>>17192164anon, i was in desperate straits so i tried meditation and it broke my ego, thes subsequent days i was scared because i didnt know who i was anymore. i joined meditation chat rooms and asked what the point was, what the end game was, and people said "you keep going" and there i was, living in the house of my parents who i didn't even recognize anymore, who even am i and why was i feeling so anxious and depressed before, etc
the moment that made me nope out of it immediately was when i sat with my younger brother who was excited to show me what he had made, and he was going to show it to his peers the next day and i encouraged him, he slept so well and excited and the following day it was showtime, and my mind was reset once again, literally 0 attachment to anything.
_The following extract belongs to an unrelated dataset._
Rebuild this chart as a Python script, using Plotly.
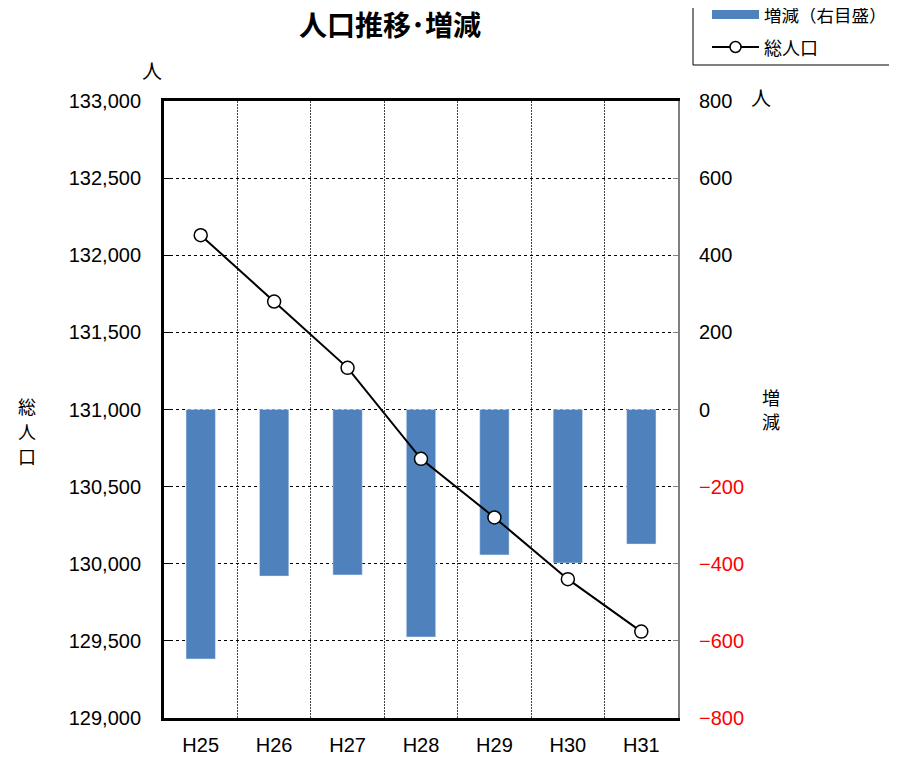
import plotly.graph_objects as go

categories = ["H25", "H26", "H27", "H28", "H29", "H30", "H31"]
total_pop = [132130, 131700, 131270, 130680, 130300, 129900, 129560]
change = [-647, -432, -429, -590, -377, -398, -349]

right_ticks = [800, 600, 400, 200, 0, -200, -400, -600, -800]
right_text = [str(v) if v >= 0 else "<span style='color:#FF0000'>\u2212%d</span>" % (-v) for v in right_ticks]
left_ticks = [129000, 129500, 130000, 130500, 131000, 131500, 132000, 132500, 133000]

FONT = "Liberation Sans, Noto Sans CJK JP, sans-serif"
JP = "Noto Sans CJK JP"
OFF = 8  # default page body margin
W, H = 897 - OFF, 758 - OFF
L, T = 164 - OFF, 101 - OFF
PW, PH = 514, 617
R, B = W - L - PW, H - T - PH


def px(x):
    return (x - OFF - L) / PW


def py(y):
    return (H - B - (y - OFF)) / PH


xpos = list(range(len(categories)))

fig = go.Figure()
fig.add_trace(go.Bar(
    x=xpos, y=change, name="増減（右目盛）", yaxis="y",
    marker=dict(color="#4F81BD"), width=0.4, showlegend=False,
))
fig.add_trace(go.Scatter(
    x=xpos, y=total_pop, name="総人口", yaxis="y2", mode="lines+markers",
    line=dict(color="black", width=2), showlegend=False,
    marker=dict(size=13, color="white", line=dict(color="black", width=1.5)),
))

shapes = [
    # legend box
    dict(type="rect", xref="paper", yref="paper", x0=px(693), x1=px(905), y0=py(65), y1=py(-2),
         line=dict(color="black", width=1), fillcolor="white", layer="above"),
    dict(type="rect", xref="paper", yref="paper", x0=px(712), x1=px(759), y0=py(19), y1=py(10),
         line=dict(width=0), fillcolor="#4F81BD", layer="above"),
    dict(type="line", xref="paper", yref="paper", x0=px(712), x1=px(759), y0=py(47), y1=py(47),
         line=dict(color="black", width=2), layer="above"),
    dict(type="circle", xref="paper", yref="paper", x0=px(730), x1=px(741), y0=py(52.5), y1=py(41.5),
         line=dict(color="black", width=1.5), fillcolor="white", layer="above"),
]


def ann(text, x, y, size=19, xanchor="center"):
    return dict(text=text, xref="paper", yref="paper", x=px(x), y=py(y), showarrow=False,
                font=dict(size=size, family=JP, color="black"), xanchor=xanchor, yanchor="middle")


annotations = [
    ann("増減（右目盛）", 762, 15, 17.5, "left"),
    ann("総人口", 762, 47, 18, "left"),
    ann("人", 152, 70, 20),
    ann("人", 761, 98, 20),
    ann("総", 27, 406, 18),
    ann("人", 27, 431, 18),
    ann("口", 27, 456, 18),
    ann("増", 771, 397, 18),
    ann("減", 771, 421, 18),
]

fig.update_layout(
    width=W, height=H,
    margin=dict(l=L, r=R, t=T, b=B, autoexpand=False),
    paper_bgcolor="white", plot_bgcolor="white",
    font=dict(family=FONT, size=20, color="black"),
    title=dict(text="<b>人口推移･増減</b>", x=(390 - OFF) / W, xanchor="center",
               y=1 - (26 - OFF) / H, yanchor="middle", font=dict(size=28, family=JP)),
    showlegend=False,
    bargap=0.6,
    xaxis=dict(
        range=[-0.5, 6.5], tickmode="array", tickvals=xpos, ticktext=categories,
        showgrid=False, showline=True, linecolor="black", linewidth=3, mirror=True,
        ticks="", zeroline=False, ticklabelstandoff=7,
        minor=dict(tickmode="array", tickvals=[0.5, 1.5, 2.5, 3.5, 4.5, 5.5],
                   showgrid=True, gridcolor="#444444", griddash="2px,1px", gridwidth=1, ticks=""),
    ),
    yaxis=dict(
        side="right", range=[-800, 800], tickmode="array", tickvals=right_ticks,
        ticktext=right_text, showgrid=True, gridcolor="black", griddash="dot", gridwidth=1,
        zeroline=False, showline=True, linecolor="#808080", linewidth=2,
        ticks="inside", ticklen=5, tickcolor="#808080", ticklabelstandoff=15,
    ),
    yaxis2=dict(
        side="left", overlaying="y", range=[129000, 133000], tickmode="array",
        tickvals=left_ticks, tickformat=",", showgrid=False, zeroline=False,
        showline=True, linecolor="black", linewidth=3,
        ticks="inside", ticklen=6, tickcolor="black", ticklabelstandoff=16,
    ),
    shapes=shapes,
    annotations=annotations,
)

fig.write_html("out.html")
He came into my room, explained what happened, and i was struggling to portray an emotion, he was so confused and i literally became this pepe
>>17192161 and stopped
this was 5 years ago and i have not recovered since, and i probably never will. i am better off post-meditation, but it ended me and gave me a sense of detachment i can not shake away anymore. i am but an observer, but i try to be a participant, which should be your goal, not an observer. This is why most monks are just stoic and feel nothing, because they are literally no longer present, basically dead in the head, feel nothing, and that is not good. not how you build ambitious civilizations. Meditate, but don't reach for the stars, they are verifiably psychosis.